Baseball's economic system is brimming with inequities designed to enrich billionaire owners instead of millionaire players.
Young players under the euphemistic "team control" often play for a fraction of their value, logging time until they are eligible to be paid closer to what they are worth (arbitration, which is still team control) or the real prize, free agency.
But by the time they reach free agency, a lot of players have been dinged by injuries, age or other performance questions. Only the select few really cash in (even if all of them, just to be clear, are doing quite well financially in the big picture).
It is difficult to have this knowledge of the injustices of the system while coming to practical conclusions, but that's what I have attempted to do anyway — both here and on Tuesday's Daily Delivery podcast, when I was joined by Twins beat writer Phil Miller for a discussion about Jose Berrios.

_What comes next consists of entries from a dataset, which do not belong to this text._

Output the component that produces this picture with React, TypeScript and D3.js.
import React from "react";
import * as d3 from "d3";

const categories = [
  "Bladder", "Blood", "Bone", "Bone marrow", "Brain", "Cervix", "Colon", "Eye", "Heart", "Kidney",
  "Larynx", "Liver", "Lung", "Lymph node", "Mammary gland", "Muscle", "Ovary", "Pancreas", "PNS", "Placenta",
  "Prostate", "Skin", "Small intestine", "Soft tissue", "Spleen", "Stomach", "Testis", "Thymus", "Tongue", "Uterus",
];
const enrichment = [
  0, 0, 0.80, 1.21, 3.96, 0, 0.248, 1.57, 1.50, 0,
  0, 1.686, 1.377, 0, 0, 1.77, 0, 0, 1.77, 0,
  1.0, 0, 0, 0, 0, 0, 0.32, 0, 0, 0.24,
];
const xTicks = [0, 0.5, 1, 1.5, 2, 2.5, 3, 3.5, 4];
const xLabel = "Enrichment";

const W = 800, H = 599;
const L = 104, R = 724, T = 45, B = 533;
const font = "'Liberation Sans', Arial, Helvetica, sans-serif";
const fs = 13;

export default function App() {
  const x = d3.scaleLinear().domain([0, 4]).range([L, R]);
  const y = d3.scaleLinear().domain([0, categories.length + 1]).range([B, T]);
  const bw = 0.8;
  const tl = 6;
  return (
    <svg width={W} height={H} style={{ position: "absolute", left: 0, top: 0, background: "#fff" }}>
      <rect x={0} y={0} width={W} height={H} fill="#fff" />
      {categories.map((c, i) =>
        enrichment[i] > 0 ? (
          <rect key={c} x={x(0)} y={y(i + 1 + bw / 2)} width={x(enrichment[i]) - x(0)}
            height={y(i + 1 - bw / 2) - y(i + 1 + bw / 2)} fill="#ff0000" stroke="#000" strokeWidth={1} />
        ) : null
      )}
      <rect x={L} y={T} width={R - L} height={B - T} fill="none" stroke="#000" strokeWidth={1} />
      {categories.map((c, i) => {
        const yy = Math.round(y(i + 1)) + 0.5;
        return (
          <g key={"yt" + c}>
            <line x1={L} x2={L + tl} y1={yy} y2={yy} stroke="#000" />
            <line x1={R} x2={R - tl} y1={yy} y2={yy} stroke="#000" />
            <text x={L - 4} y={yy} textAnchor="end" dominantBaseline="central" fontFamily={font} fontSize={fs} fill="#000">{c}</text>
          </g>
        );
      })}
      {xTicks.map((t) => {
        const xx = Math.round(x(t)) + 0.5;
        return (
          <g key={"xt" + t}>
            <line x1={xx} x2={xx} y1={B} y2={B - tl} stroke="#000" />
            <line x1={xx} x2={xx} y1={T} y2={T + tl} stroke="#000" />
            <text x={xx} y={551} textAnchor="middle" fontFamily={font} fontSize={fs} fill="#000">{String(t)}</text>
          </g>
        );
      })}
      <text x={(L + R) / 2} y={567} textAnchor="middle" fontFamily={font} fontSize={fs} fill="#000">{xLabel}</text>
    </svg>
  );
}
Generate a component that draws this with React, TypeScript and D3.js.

If you don't see the podcast player, click here to listen.
Berrios absolutely deserves a big payday after the team control portion of his career ends after the 2022 season. Assuming he stays healthy and on the same productive trajectory, he will get paid quite well.
But it is also possible to think that ... and also conclude that, based on the cold calculations of baseball's economic system, that the Twins should not be the ones to pay Berrios that money. Rather, they should trade him — ideally, to maximize the most value, sometime in the next 10 days — and let someone else pay him.
It's not a fun conclusion to reach. But it's reality.